Everybody drank beer and I didn’t have a lot of people in my life who were abusing alcohol that I could say, but it was just that their tolerance was very high and they drank a lot.
So when I got to middle school I experimented with alcohol and would drink schnapps in the basement, at a sleepover, and sneak that and get really wasted because that was different and better in some way than beer. It wasn’t like the typical beer because beer was all around and that would have been easy to have. But the sneaky thing to do would be to sneak the harder stuff that the older kids would get for us.
I would say that laid the foundation for a very dysfunctional relationship with alcohol because it was binge every time from the very beginning. There was never any hanging out a party having a cocktail, anything like that. It was just hide it, chug it, get wasted, act stupid and forget everything that happened. Every time.
Just What We Did
I just remember that it was expected. That’s just what people did. That’s just what teenagers were supposed to do to hang out with people that were older, cooler, somehow more accepted. It just made sense to do that. I didn’t really question, I don’t remember wondering if feeling like crap was good for me, it just happened. It just was the way it was.
I don’t remember caring much that I felt terrible and would go to practices and have to get picked up the next morning from sleepovers just totally shot. Parents didn’t ask any questions, I don’t think they really knew. If they did I don’t know if they cared. I think they might have thought that was just part of a kid is trying stuff. I wasn’t getting in trouble with the police, I was not getting in trouble with school administrators. Still playing my sport. I was kind of a stand out golfer in high school, and as long as that was going everything seemed to be going well.
Still At It
I ended up going to college to play golf and there was a huge culture of keg beer parties in the athletic department with jocks that were people that had house parties at the tennis house. Then the next night there’d be a basketball party. So everybody would go to these different houses and just drink as much keg beer as you can. Taking that habit I had of just binging every time into really dangerous situations where I would leave a party by myself, pass out in someone’s yard on the other side of town.

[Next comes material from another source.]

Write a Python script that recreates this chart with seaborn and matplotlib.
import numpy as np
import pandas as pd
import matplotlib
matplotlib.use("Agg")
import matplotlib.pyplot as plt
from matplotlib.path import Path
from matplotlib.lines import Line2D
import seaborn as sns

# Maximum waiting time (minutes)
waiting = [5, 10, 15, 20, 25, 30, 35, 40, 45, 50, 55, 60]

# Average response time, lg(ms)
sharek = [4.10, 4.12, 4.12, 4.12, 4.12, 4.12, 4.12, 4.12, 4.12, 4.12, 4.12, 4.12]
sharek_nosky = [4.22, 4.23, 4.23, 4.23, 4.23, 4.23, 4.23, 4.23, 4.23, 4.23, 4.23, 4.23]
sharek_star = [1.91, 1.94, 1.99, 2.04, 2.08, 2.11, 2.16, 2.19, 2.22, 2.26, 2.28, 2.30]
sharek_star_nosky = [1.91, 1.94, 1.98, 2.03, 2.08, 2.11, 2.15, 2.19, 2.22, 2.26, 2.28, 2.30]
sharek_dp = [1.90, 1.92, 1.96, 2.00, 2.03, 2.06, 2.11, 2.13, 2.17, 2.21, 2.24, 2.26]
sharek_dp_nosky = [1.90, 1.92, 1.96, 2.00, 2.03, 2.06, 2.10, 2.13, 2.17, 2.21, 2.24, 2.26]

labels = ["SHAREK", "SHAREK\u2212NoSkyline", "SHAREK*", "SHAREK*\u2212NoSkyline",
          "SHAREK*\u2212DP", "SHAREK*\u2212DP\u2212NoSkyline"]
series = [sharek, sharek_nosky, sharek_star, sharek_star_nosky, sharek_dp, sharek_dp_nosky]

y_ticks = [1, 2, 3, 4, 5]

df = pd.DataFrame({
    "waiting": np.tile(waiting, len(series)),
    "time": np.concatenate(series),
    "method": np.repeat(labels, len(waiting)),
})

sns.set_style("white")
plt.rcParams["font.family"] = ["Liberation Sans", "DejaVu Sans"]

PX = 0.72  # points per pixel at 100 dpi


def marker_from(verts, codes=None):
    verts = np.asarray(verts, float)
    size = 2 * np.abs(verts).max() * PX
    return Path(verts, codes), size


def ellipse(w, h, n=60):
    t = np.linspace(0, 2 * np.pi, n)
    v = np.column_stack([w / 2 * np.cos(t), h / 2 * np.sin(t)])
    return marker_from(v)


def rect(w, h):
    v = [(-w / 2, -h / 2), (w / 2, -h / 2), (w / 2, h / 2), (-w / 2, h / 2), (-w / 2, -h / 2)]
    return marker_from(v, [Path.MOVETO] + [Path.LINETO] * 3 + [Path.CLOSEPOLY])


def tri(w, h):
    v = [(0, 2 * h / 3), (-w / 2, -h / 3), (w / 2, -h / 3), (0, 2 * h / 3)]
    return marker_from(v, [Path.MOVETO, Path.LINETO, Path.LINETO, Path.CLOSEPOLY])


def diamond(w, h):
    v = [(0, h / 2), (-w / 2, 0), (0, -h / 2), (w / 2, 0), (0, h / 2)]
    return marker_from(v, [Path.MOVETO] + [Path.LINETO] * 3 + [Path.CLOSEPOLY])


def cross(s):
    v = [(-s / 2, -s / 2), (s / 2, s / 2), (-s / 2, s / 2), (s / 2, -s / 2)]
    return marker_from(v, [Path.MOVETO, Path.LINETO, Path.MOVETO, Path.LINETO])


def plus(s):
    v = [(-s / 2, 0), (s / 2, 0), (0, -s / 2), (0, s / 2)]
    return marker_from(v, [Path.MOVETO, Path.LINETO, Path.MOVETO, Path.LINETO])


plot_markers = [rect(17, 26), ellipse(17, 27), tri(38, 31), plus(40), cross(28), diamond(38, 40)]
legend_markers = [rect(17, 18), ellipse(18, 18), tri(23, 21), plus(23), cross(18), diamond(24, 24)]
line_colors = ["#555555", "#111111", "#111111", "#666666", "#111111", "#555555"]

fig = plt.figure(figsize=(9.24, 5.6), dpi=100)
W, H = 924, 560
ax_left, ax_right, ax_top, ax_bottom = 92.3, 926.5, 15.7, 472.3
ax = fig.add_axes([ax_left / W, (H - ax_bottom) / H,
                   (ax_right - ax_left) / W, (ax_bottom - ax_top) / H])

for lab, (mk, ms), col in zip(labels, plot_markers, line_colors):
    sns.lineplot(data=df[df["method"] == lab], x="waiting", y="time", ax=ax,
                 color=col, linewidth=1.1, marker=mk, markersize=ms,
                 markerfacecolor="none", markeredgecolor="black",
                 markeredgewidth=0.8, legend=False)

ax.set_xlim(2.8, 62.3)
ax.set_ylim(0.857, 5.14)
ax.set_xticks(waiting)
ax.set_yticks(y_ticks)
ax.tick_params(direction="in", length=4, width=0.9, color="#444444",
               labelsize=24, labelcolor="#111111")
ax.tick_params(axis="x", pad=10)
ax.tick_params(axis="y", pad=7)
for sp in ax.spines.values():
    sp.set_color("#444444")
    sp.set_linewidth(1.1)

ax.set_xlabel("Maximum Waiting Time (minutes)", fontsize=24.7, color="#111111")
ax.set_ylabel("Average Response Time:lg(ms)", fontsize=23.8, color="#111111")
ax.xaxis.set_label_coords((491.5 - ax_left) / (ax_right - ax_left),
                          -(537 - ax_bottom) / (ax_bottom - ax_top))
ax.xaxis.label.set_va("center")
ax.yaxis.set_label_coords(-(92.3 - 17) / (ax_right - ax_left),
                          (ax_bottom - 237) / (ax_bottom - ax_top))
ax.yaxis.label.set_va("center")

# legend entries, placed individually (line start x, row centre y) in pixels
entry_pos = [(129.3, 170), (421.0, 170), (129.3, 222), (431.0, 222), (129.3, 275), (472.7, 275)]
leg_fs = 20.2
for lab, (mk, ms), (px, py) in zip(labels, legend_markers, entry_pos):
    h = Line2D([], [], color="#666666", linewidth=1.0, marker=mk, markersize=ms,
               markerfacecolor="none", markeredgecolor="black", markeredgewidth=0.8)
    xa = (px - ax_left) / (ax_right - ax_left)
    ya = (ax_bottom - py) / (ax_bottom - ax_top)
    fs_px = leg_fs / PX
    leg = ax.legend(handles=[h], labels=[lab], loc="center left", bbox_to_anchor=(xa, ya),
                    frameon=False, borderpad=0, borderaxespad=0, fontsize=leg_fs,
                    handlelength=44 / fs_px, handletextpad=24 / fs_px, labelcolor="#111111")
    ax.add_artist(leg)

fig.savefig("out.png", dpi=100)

Peeing my pants all the time. I would forget that I was even with people that were on my team I was kind of supposed to stay with. My group. People would end up having to babysit me all night and keep tabs on me and ruin their good time.

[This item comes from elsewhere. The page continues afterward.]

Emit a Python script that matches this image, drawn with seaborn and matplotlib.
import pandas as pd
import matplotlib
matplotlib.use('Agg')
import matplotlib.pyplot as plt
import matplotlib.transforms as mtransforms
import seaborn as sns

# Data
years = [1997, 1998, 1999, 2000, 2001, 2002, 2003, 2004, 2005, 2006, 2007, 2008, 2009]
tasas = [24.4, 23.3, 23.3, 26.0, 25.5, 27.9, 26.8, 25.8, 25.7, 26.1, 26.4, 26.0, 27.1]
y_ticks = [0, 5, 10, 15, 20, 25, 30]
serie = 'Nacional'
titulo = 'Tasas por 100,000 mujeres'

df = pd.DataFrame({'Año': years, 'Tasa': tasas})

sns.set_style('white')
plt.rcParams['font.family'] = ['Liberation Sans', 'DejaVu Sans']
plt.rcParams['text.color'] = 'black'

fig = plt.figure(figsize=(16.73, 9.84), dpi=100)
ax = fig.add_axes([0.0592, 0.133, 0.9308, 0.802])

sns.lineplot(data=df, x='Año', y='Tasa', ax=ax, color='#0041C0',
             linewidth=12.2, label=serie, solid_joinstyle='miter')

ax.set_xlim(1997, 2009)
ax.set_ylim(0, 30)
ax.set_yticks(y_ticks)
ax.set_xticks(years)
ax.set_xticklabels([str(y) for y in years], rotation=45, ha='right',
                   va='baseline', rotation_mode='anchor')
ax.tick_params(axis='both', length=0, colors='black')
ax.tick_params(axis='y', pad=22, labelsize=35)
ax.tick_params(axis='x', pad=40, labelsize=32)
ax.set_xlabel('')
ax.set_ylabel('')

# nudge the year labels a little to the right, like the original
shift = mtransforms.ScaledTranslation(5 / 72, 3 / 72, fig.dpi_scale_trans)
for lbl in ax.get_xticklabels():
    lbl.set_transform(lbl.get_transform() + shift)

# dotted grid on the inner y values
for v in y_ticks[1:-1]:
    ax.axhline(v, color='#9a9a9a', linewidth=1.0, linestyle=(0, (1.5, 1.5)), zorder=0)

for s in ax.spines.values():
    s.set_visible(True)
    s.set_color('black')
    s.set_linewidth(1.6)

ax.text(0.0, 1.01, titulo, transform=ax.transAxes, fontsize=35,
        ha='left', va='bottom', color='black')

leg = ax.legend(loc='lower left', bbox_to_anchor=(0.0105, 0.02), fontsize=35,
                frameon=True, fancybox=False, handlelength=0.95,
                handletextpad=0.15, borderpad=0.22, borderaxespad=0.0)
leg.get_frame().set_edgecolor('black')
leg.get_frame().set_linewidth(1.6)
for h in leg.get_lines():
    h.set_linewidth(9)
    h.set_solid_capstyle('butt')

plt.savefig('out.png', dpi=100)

I didn’t really feel embarrassed about it, didn’t care. I just totally lost control every time I drank. Never drinking just a couple beers like some of my teammates did. Some of my teammates would drink a couple beers to meet people, kind of have a little bit of show and tell at the party and then they would leave. But I would, in the same amount of time, get completely sloshed. We would be there for 45 minutes and I would have drank six beers. It’s just thirsty city. Just so thirsty all the time and they were like, “Oh, she’s from Wisconsin, she drinks a lot of beer,” but it didn’t really make sense. It didn’t add up, it was just that my habit was to drink a ton fast. So I had just a disgusting relationship with alcohol.
Can You Relate?
Did you have a sexual identity or other identity crisis that led you to drink too much? Start reading This Naked Mind for free today to learn how trauma plays into our drinking.
Sexual Identity Crisis
Then in the middle of college I met the person I ended up marrying. He was in a band and we had a lot of late night sex, drugs and rock and roll parties out. So I started adding some experimental drug use to that too. We’re at bars all the time, so I was just always drunk when I was with him. I didn’t really have a lot of times that I wasn’t either stoned or drunk with him. So it seemed like a good thing at the time because I was feeling accepted and I was feeling like people thought I was fun.

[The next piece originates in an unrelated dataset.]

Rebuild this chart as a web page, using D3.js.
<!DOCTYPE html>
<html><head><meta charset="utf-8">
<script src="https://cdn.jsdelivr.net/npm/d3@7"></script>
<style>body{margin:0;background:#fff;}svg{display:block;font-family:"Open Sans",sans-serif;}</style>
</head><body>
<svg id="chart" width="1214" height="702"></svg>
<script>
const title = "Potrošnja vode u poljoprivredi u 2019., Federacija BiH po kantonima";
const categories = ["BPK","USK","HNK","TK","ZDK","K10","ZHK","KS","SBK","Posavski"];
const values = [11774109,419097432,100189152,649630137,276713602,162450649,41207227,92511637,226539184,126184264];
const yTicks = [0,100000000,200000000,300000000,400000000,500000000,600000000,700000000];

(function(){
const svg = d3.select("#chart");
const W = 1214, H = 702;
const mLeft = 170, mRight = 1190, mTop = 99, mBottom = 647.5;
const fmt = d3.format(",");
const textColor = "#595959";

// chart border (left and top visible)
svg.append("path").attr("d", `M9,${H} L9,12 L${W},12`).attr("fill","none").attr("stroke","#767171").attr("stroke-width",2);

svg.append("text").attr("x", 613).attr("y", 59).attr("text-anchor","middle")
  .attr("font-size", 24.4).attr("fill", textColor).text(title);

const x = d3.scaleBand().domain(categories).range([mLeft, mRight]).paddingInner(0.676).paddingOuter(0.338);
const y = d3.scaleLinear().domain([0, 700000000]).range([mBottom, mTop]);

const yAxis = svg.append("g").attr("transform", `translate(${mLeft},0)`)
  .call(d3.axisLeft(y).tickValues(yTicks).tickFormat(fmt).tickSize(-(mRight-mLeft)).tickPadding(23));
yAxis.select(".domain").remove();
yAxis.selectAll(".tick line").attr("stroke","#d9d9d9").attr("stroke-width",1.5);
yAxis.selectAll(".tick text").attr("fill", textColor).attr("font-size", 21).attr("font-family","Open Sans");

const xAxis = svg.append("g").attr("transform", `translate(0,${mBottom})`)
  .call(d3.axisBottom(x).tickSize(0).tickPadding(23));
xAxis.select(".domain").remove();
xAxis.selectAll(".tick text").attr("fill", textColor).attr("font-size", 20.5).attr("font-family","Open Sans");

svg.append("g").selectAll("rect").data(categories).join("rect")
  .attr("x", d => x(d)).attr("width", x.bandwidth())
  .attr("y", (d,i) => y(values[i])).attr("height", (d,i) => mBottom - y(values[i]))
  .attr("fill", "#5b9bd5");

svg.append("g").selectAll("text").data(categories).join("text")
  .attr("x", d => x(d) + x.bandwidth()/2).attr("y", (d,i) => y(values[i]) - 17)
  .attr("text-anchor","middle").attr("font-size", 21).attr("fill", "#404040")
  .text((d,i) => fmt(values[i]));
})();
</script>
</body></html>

He was attracted to my carefree attitude about being able to try to keep up with him as far as drink for drink. In hindsight, of course, that seems totally nonsensical but it made sense at the time. It got me by. I was going through a lot of mental health struggles at the time. I didn’t really realize it at the time but I was really grappling with my identity and my sexual identity. In fact, I was really scared. Gaining acceptance from people by keeping up with them, with drinking, helped me feel like I wasn’t different or bad. It helped me feel seen and known as being cool or I can keep up.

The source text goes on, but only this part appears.